Dans un premier temps, une ligne de 12 kilomètres reliera Sclessin à Coronmeuse.
Dans un premier temps, une ligne de 12 kilomètres reliera Sclessin à Coronmeuse.© photos : keskistram.eu

Ligne 2 et suivantes

A ce stade, le véritable enjeu à l’horizon 2030 demeure pourtant la possibilité d’extension du tracé et d’un maillage cohérent avec les autres moyens de transport qui constitueront la ville de demain.  » Cette première ligne 1 doit effectivement être complétée, confirme Michel Firket. D’abord par un tronçon supplémentaire jusqu’à Herstal et de l’autre côté jusqu’à Jemeppe pour atteindre 17 kilomètres « . Deuxième objectif à long terme : le développement de la Transurbaine, aussi nommée ligne 2, qui formerait une croix avec la première, allant de la gare d’Ans jusqu’à Fléron ou, plus probablement, Chênée et Chaudfontaine. Une ligne qui franchirait la Meuse et qui a aussi été ardemment défendue par UrbAgora ces dernières années. Seulement voilà, la ligne 2 ne sera pas une ligne de tram mais de  » bus à haut niveau de service « , dit BHNS, caractérisée par une fréquence de passage élevée, des horaires étendus, un parcours essentiellement en site propre et un plancher bas pour faciliter l’accès des personnes à mobilité réduite.  » C’est un moyen de transport plus attractif, plus confortable et plus praticable pour le commun des Liégeois « , souligne Michel Firket. Avec l’avantage que ces bus de nouvelle génération, aux apparences de tram articulé, représentent un investissement moins coûteux que celui d’une ligne ferrée et des rames qui vont avec…

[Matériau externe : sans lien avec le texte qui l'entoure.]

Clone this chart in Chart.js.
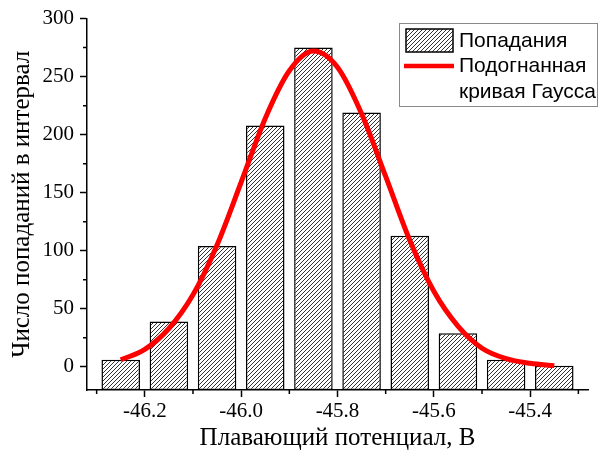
<!DOCTYPE html>
<html>
<head>
<meta charset="utf-8">
<script src="https://cdn.jsdelivr.net/npm/chart.js@4.4.1/dist/chart.umd.min.js"></script>
<style>
    body { margin: 0; background: #fff; }
    #wrap { width: 599px; height: 454px; }
</style>
</head>
<body>
<div id="wrap"><canvas id="histChart" width="599" height="454"></canvas></div>
<script>
// bin centres, В
const binCenters = [-46.25, -46.15, -46.05, -45.95, -45.85, -45.75, -45.65, -45.55, -45.45, -45.35];
// hits per bin
const counts = [6, 39, 104, 208, 275, 219, 113, 29, 6, 1];

// fitted gauss curve
const fitX = [-46.25, -46.20, -46.15, -46.10, -46.05, -46.00, -45.95, -45.90, -45.85, -45.80,
              -45.75, -45.70, -45.65, -45.60, -45.55, -45.50, -45.45, -45.40, -45.35];
const fitY = [6, 15, 33, 62, 105, 159, 214, 255, 272, 258, 218, 164, 109, 65, 35, 16, 7, 3, 1];

const legendLabels = ["Попадания", "Подогнанная", "кривая Гаусса"];
const xTitle = "Плавающий потенциал, В";
const yTitle = "Число попаданий в интервал";

const xMin = -46.32, xMax = -45.28, xStep = 0.2;
const yMin = -20, yMax = 300, yStep = 50;

function makeHatch() {
    const s = 4;
    const c = document.createElement('canvas');
    c.width = s; c.height = s;
    const g = c.getContext('2d');
    g.fillStyle = '#fff';
    g.fillRect(0, 0, s, s);
    g.strokeStyle = '#333';
    g.lineWidth = 1;
    g.beginPath();
    g.moveTo(0, s); g.lineTo(s, 0);
    g.moveTo(-1, 1); g.lineTo(1, -1);
    g.moveTo(s - 1, s + 1); g.lineTo(s + 1, s - 1);
    g.stroke();
    return g.createPattern(c, 'repeat');
}
const hatch = makeHatch();

// minor ticks + the boxed legend
const extras = {
    id: 'extras',
    afterDraw(chart) {
        const ctx = chart.ctx;
        const xs = chart.scales.x, ys = chart.scales.y;
        ctx.save();
        ctx.strokeStyle = '#000';
        ctx.lineWidth = 1.5;
        ctx.beginPath();
        for (let v = xs.ticks[0].value - xStep / 2; v <= xMax; v += xStep) {
            if (v < xMin) continue;
            const px = xs.getPixelForValue(v);
            ctx.moveTo(px, xs.top);
            ctx.lineTo(px, xs.top + 4);
        }
        for (let v = ys.ticks[0].value + yStep / 2; v <= yMax; v += yStep) {
            const py = ys.getPixelForValue(v);
            ctx.moveTo(ys.right, py);
            ctx.lineTo(ys.right - 4, py);
        }
        ctx.stroke();

        // legend
        ctx.strokeStyle = '#8a8a8a';
        ctx.lineWidth = 1;
        ctx.strokeRect(399.5, 23.5, 198, 83);
        ctx.fillStyle = hatch;
        ctx.fillRect(406, 29, 47, 23);
        ctx.strokeStyle = '#000';
        ctx.lineWidth = 1.5;
        ctx.strokeRect(406, 29, 47, 23);
        ctx.strokeStyle = '#ff0000';
        ctx.lineWidth = 4.5;
        ctx.beginPath();
        ctx.moveTo(404, 66);
        ctx.lineTo(454, 66);
        ctx.stroke();
        ctx.fillStyle = '#000';
        ctx.font = '21px "Liberation Sans", Arial, sans-serif';
        ctx.textBaseline = 'middle';
        ctx.fillText(legendLabels[0], 459, 41);
        ctx.fillText(legendLabels[1], 459, 66);
        ctx.fillText(legendLabels[2], 459, 92);
        ctx.restore();
    }
};

const serif = '"Liberation Serif", "Times New Roman", serif';

new Chart(document.getElementById('histChart'), {
    data: {
        datasets: [{
            type: 'line',
            data: fitX.map((x, i) => ({ x: x, y: fitY[i] })),
            borderColor: '#ff0000',
            borderWidth: 5,
            pointRadius: 0,
            cubicInterpolationMode: 'monotone',
            order: 0
        }, {
            type: 'bar',
            data: binCenters.map((x, i) => ({ x: x, y: counts[i] })),
            backgroundColor: hatch,
            borderColor: '#000',
            borderWidth: 1.5,
            borderSkipped: false,
            base: yMin,
            categoryPercentage: 1,
            barPercentage: 0.8,
            order: 1
        }]
    },
    options: {
        responsive: false,
        animation: false,
        layout: { padding: { top: 15, right: 11, left: 0, bottom: 0 } },
        plugins: {
            legend: { display: false },
            tooltip: { enabled: false }
        },
        scales: {
            x: {
                type: 'linear',
                offset: false,
                min: xMin,
                max: xMax,
                afterFit: s => { s.height = 64; },
                ticks: {
                    stepSize: xStep,
                    includeBounds: false,
                    padding: 2,
                    maxRotation: 0,
                    color: '#000',
                    font: { family: serif, size: 21 },
                    callback: v => v.toFixed(1)
                },
                grid: { drawOnChartArea: false, offset: false, tickLength: 7, tickWidth: 1.5, tickColor: '#000' },
                border: { color: '#000', width: 1.5 },
                title: {
                    display: true,
                    text: xTitle,
                    color: '#000',
                    font: { family: serif, size: 25 },
                    padding: { top: 0, bottom: 1 }
                }
            },
            y: {
                min: yMin,
                max: yMax,
                afterFit: s => { s.width = 87; },
                afterBuildTicks: s => { s.ticks = s.ticks.filter(t => t.value >= 0); },
                ticks: {
                    stepSize: yStep,
                    includeBounds: false,
                    padding: 6,
                    color: '#000',
                    font: { family: serif, size: 21 }
                },
                grid: { drawOnChartArea: false, tickLength: 7, tickWidth: 1.5, tickColor: '#000' },
                border: { color: '#000', width: 1.5 },
                title: {
                    display: true,
                    text: yTitle,
                    color: '#000',
                    font: { family: serif, size: 25 },
                    padding: { top: 7, bottom: 0 }
                }
            }
        }
    },
    plugins: [extras]
});
</script>
</body>
</html>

 » Par ailleurs, nous estimons que la capacité des BHNS, qui peuvent embarquer quelque 130 personnes, est suffisante sur cet axe-là. Ce n’est d’ailleurs pas le seul BHNS convoité puisque la SRWT mène actuellement une étude sur 14 axes structurants, des lignes prioritaires qui pourraient là encore être équipées de BHNS « , commente l’échevin. Parmi ces axes, la Ville de Liège privilégie en particulier celle qui desservira le Sart- Tilman, qui abrite la plus grande partie de l’université de Liège, ainsi que le CHU et un écoquartier. Autant de ramifications qui devraient permettre – péniblement ou non, l’avenir le dira – d’atteindre l’ensemble de la population.  » Le tram est aussi solidaire, affirme Michel Firket. Il permettra aux habitants de se reconnaître dans les transports en public, un peu comme à l’époque du tram vert…  » Décidément, une belle image d’avenir, non plus d’archives.